Krzhizhanovsky knows this is satire but Munchausen doesn’t share his latest author’s awareness: he thinks he’s created a flight of fancy, unmoored from reality. When he learns his lecture was nothing more than a comic exaggeration of the truth, Munchausen is stricken.

While this review was half-finished, I came across a weirdly appropriate line in one of the blogs I follow. Adam Roberts, in a review of a different book, quoted this bit from Martin Amis’s book Koba the Dread: “Amis says ‘it was a symmetrical convenience—for Stalin—that a true description of the Soviet Union exactly resembled a demented slander of the Soviet Union.’”

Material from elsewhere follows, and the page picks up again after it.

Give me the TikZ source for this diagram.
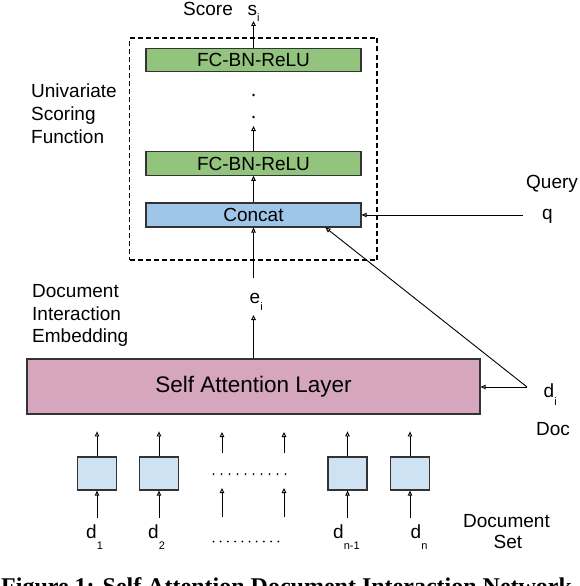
\documentclass[tikz,border=0pt]{standalone}
\usepackage{fontspec}
\setmainfont{Liberation Sans}
\newfontfamily\capfont{Liberation Serif}
\usetikzlibrary{arrows.meta,calc}
\definecolor{fcgreen}{HTML}{93C47D}
\definecolor{catblue}{HTML}{9FC5E8}
\definecolor{salpink}{HTML}{D5A6BD}
\definecolor{embblue}{HTML}{CFE2F3}
\definecolor{edgegray}{HTML}{333333}
\newcommand\subsc[2]{\raisebox{-#1}{\fontsize{11}{11}\selectfont #2}}
\begin{document}
\begin{tikzpicture}[x=1pt,y=-1pt,
  txt/.style={font=\fontsize{19}{23}\selectfont, inner sep=0pt, anchor=base west},
  layerbox/.style={draw=edgegray, line width=1.2pt, inner sep=0pt},
  fcbox/.style={layerbox, fill=fcgreen, minimum width=215pt, minimum height=23.5pt, font=\fontsize{19}{19}\selectfont},
  catbox/.style={layerbox, fill=catblue, minimum width=215pt, minimum height=24pt, font=\fontsize{19}{19}\selectfont},
  salbox/.style={layerbox, fill=salpink, minimum width=453pt, minimum height=55pt, font=\fontsize{22.5}{22.5}\selectfont},
  embbox/.style={layerbox, fill=embblue, minimum width=39pt, minimum height=33pt},
  framebox/.style={draw=black, dash pattern=on 5pt off 3pt, line width=1.1pt, inner sep=0pt, minimum width=247.5pt, minimum height=222pt},
  arr/.style={-{Triangle[open,length=5pt,width=4.5pt]}, line width=0.9pt},
  dotmark/.style={fill=black}
]
\useasboundingbox (0,0) rectangle (580,586);

% dashed frame of the scoring function
\node[framebox] (usf) at (253.25,149) {};

% layers
\node[fcbox] (fc1) at (253.5,60) {FC-BN-ReLU};
\node[fcbox] (fc2) at (253.5,163.5) {FC-BN-ReLU};
\node[catbox] (concat) at (253.5,215) {Concat};
\node[salbox] (sal) at (253.5,386.5) {Self Attention Layer};

% document encoders
\node[embbox] (b1) at (97,473.5) {};
\node[embbox] (b2) at (159,473.5) {};
\node[embbox] (b3) at (347.5,473.5) {};
\node[embbox] (b4) at (410,473.5) {};

% labels
\node[txt] (score) at (183,16) {Score};
\node[txt] (si) at (247.5,16) {s\subsc{6pt}{i}};
\node[txt] (usflbl1) at (31,97) {Univariate};
\node[txt] (usflbl2) at (31,120) {Scoring};
\node[txt] (usflbl3) at (31,143) {Function};
\node[txt] (dielbl1) at (32,297) {Document};
\node[txt] (dielbl2) at (32,320) {Interaction};
\node[txt] (dielbl3) at (32,342) {Embedding};
\node[txt] (ei) at (249.5,303) {e\subsc{7pt}{i}};
\node[txt] (query) at (526,188) {Query};
\node[txt] (q) at (542,219) {q};
\node[txt] (di) at (543.5,397) {d\subsc{8pt}{i}};
\node[txt] (doc) at (536,435) {Doc};
\node[txt] (d1) at (86,538) {d\subsc{11pt}{1}};
\node[txt] (d2) at (148,538) {d\subsc{11pt}{2}};
\node[txt] (dn1) at (333,538) {d\subsc{11pt}{n-1}};
\node[txt] (dn) at (410.5,538) {d\subsc{11pt}{n}};
\node[txt] (ds1) at (463,527) {Document};
\node[txt] (ds2) at (493.5,548) {Set};

% coordinates for free ends
\coordinate (sitip) at (253.5,21);
\coordinate (dotstip) at (253.5,126);
\coordinate (eitop) at (253.5,278);
\coordinate (eibot) at (253.5,315);
\coordinate (qend) at (523,215);
\coordinate (dij) at (527,387);
\coordinate (catin) at ($(concat.south west)!0.833!(concat.south east)$);

% vertical dots between FC layers
\fill[dotmark] (253.5,95) circle (1.3pt);
\fill[dotmark] (253.5,117) circle (1.3pt);

% scoring connectors
\draw[arr] (fc1.north) -- (sitip);
\draw[arr] (fc2.north) -- (dotstip);
\draw[arr] (concat.north) -- (fc2.south);
\draw[arr] (eitop) -- (concat.south);
\draw[arr] (sal.north) -- (eibot);
\draw[arr] (qend) -- (concat.east);
\draw[arr] (dij) -- (sal.east |- dij);
\draw[arr] (dij) -- (catin);

% encoder connectors
\foreach \b in {b1,b2,b3,b4}{
  \draw[arr] (\b.north) -- ++(0,-25);
  \draw[arr] ($(\b.south)+(0,27)$) -- (\b.south);
}
\foreach \x in {222,284}{
  \coordinate (up\x) at (\x,453);
  \coordinate (lo\x) at (\x,517);
  \draw[arr] (up\x) -- ++(0,-21);
  \draw[arr] (lo\x) -- ++(0,-29);
}
% horizontal dots
\foreach \i in {0,...,9}{
  \fill[dotmark] (213.5+\i*8,474) circle (1pt);
  \fill[dotmark] (213.5+\i*7.2,541.5) circle (1pt);
}

% caption (cut by the frame, as in the reference)
\begin{scope}
  \clip (0,0) rectangle (580,586);
  \node[anchor=base west, inner sep=0pt, font=\capfont\bfseries\fontsize{24}{24}\selectfont] (cap) at (1,594) {Figure 1: Self Attention Document Interaction Network};
\end{scope}
\end{tikzpicture}
\end{document}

Munchausen is an intellectual anarchist. For him, tall tales represent freedom; absurdity opens up new imaginative possibilities. So it’s important to Munchausen that his tall tales actually are absurd–that they put some distance between themselves and the reality they depart from. If the world isn’t reasonable, Munchausen’s refusal to conform to reason is nothing special. Now reality itself is absurd enough to overtake Munchausen’s ability to reimagine it, and the jokes don’t seem so Pythonesquely anarchic anymore. Just bitter.